BEGIN Material provided
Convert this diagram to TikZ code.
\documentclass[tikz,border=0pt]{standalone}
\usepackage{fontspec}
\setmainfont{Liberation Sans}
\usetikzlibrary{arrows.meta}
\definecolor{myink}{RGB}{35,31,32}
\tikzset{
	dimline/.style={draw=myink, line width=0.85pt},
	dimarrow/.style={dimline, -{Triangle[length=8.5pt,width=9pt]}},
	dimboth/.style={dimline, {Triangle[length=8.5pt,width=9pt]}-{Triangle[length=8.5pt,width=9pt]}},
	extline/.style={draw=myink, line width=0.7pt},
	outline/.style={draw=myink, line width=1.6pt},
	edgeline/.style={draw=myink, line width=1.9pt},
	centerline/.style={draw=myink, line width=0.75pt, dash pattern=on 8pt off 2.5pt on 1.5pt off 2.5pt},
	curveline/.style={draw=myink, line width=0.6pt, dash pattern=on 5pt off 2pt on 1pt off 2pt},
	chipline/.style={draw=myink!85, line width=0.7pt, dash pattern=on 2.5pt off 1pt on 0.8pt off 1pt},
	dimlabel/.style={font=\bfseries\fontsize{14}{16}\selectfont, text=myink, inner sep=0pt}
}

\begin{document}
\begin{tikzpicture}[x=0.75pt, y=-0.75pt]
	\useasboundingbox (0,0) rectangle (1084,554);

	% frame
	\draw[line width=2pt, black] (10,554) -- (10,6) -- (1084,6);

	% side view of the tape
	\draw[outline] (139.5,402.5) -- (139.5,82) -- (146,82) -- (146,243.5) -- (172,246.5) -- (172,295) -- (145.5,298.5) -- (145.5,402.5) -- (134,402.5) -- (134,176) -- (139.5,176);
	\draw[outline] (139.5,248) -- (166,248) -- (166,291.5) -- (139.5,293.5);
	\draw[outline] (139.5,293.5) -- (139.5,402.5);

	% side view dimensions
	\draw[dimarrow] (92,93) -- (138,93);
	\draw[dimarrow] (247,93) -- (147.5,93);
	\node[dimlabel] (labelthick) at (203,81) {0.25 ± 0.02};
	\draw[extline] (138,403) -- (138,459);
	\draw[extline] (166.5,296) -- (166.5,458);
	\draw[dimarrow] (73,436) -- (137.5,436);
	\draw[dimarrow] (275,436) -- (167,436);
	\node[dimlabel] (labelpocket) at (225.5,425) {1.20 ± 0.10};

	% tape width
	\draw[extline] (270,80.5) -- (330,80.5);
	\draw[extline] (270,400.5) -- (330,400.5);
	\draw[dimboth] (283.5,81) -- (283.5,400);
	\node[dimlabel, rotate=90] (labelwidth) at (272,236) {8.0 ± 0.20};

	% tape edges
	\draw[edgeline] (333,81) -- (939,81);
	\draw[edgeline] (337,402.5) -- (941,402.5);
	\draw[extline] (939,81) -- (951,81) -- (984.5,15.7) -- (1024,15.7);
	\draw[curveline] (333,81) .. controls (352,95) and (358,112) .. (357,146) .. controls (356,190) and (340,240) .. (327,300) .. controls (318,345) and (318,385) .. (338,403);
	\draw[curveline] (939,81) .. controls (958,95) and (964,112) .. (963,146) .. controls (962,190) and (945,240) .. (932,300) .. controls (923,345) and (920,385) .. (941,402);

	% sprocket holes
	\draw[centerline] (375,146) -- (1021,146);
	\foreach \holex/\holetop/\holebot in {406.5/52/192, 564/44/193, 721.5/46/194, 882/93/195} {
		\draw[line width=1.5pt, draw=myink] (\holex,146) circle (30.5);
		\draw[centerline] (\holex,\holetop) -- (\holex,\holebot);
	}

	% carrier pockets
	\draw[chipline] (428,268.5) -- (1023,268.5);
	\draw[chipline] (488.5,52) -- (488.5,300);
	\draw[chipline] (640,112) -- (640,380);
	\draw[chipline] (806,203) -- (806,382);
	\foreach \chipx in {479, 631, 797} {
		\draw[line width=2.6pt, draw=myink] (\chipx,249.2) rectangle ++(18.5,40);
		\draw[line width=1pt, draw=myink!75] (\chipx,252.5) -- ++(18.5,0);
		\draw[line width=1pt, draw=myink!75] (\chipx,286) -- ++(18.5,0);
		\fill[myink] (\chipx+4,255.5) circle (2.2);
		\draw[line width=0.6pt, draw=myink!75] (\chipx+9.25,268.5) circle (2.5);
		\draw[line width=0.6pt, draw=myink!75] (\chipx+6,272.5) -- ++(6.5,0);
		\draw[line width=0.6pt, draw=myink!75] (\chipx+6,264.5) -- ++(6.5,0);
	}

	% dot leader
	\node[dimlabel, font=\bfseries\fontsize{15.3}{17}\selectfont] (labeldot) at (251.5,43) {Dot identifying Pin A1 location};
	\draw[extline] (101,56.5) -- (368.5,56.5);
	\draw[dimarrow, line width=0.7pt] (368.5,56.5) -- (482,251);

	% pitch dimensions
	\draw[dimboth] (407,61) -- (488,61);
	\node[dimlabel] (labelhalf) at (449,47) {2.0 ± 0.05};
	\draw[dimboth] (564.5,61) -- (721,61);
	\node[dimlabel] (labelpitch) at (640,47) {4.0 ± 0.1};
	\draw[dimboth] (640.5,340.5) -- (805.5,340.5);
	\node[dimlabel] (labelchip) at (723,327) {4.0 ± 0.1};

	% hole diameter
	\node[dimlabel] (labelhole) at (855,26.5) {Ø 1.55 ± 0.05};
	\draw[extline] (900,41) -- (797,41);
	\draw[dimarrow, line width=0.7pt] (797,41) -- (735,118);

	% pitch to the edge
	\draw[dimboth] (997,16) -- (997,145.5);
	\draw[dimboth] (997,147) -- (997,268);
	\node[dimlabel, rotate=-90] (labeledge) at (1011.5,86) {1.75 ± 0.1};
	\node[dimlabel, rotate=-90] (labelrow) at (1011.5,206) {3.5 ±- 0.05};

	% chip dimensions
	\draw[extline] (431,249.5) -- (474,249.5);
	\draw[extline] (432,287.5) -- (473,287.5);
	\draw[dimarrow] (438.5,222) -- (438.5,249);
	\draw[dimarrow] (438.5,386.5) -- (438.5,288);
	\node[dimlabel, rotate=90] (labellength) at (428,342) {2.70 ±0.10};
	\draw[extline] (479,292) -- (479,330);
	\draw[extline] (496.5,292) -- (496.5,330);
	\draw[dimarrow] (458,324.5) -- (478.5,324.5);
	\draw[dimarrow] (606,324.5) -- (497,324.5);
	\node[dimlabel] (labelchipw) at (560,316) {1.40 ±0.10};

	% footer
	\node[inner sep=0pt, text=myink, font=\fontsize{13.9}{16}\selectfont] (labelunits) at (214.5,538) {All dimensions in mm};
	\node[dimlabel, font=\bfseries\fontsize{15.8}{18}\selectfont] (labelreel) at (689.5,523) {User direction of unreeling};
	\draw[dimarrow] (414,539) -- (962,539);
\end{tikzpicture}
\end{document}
END Material provided
*What to produce*. Print only the lines from the top of the data above down to the line holding "(139.5,293.5) -- (139.5,402.5);", inclusive.

*Answer to the exercise*.
Convert this diagram to TikZ code.
\documentclass[tikz,border=0pt]{standalone}
\usepackage{fontspec}
\setmainfont{Liberation Sans}
\usetikzlibrary{arrows.meta}
\definecolor{myink}{RGB}{35,31,32}
\tikzset{
	dimline/.style={draw=myink, line width=0.85pt},
	dimarrow/.style={dimline, -{Triangle[length=8.5pt,width=9pt]}},
	dimboth/.style={dimline, {Triangle[length=8.5pt,width=9pt]}-{Triangle[length=8.5pt,width=9pt]}},
	extline/.style={draw=myink, line width=0.7pt},
	outline/.style={draw=myink, line width=1.6pt},
	edgeline/.style={draw=myink, line width=1.9pt},
	centerline/.style={draw=myink, line width=0.75pt, dash pattern=on 8pt off 2.5pt on 1.5pt off 2.5pt},
	curveline/.style={draw=myink, line width=0.6pt, dash pattern=on 5pt off 2pt on 1pt off 2pt},
	chipline/.style={draw=myink!85, line width=0.7pt, dash pattern=on 2.5pt off 1pt on 0.8pt off 1pt},
	dimlabel/.style={font=\bfseries\fontsize{14}{16}\selectfont, text=myink, inner sep=0pt}
}

\begin{document}
\begin{tikzpicture}[x=0.75pt, y=-0.75pt]
	\useasboundingbox (0,0) rectangle (1084,554);

	% frame
	\draw[line width=2pt, black] (10,554) -- (10,6) -- (1084,6);

	% side view of the tape
	\draw[outline] (139.5,402.5) -- (139.5,82) -- (146,82) -- (146,243.5) -- (172,246.5) -- (172,295) -- (145.5,298.5) -- (145.5,402.5) -- (134,402.5) -- (134,176) -- (139.5,176);
	\draw[outline] (139.5,248) -- (166,248) -- (166,291.5) -- (139.5,293.5);
	\draw[outline] (139.5,293.5) -- (139.5,402.5);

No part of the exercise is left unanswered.